6.2 Email Protocols — POP3: email lives on the local device (server deletes after download). IMAP: server is the primary copy, device is a cache. SMTP: outgoing only; logs prove an email was sent. Webmail: entirely server-side, requires legal process. File formats: .PST = full Outlook archive, .OST = offline cache, .EML = single message, .MBOX = Unix spool.
6.3 Email Headers — Read Received: lines bottom-up. Bottom-most = origin server IP. From: is fully forgeable. DKIM-Signature: = cryptographic proof the domain's server sent it. Received-SPF: fail = sending IP not authorised for that domain. X-Originating-IP: = sender's client IP (if present).
6.4 Virtual Machines — .vmdk is the VMware virtual disk; mount it like a physical image. .vmem = suspended VM RAM dump. vmware.log = power on/off history.
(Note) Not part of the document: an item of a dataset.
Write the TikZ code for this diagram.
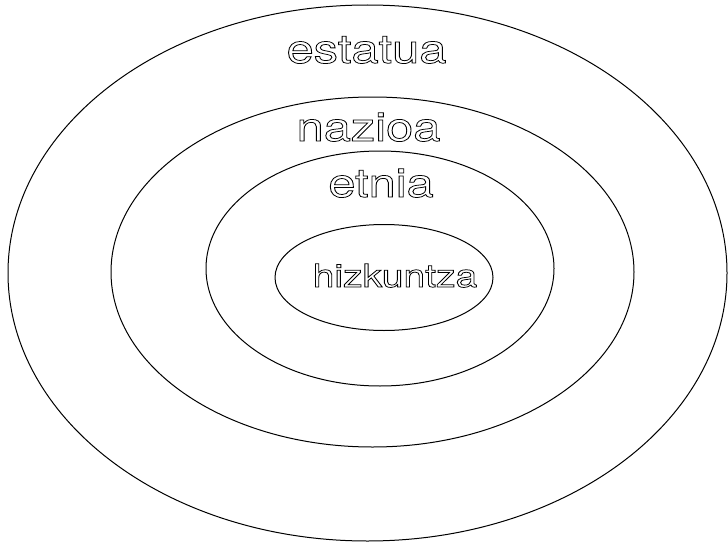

VirtualBox uses .vdi; Hyper-V uses .vhdx. Even after deletion, MFT entries and host log files may confirm the VM existed.
6.5 Cloud Forensics — IaaS: VM disk image obtainable + audit trail logs. PaaS: application logs only, no OS artifacts. SaaS: legal process only; provider access logs show IP and timestamps. Issue legal hold immediately. Challenges: multi-jurisdiction data, encryption, short retention windows.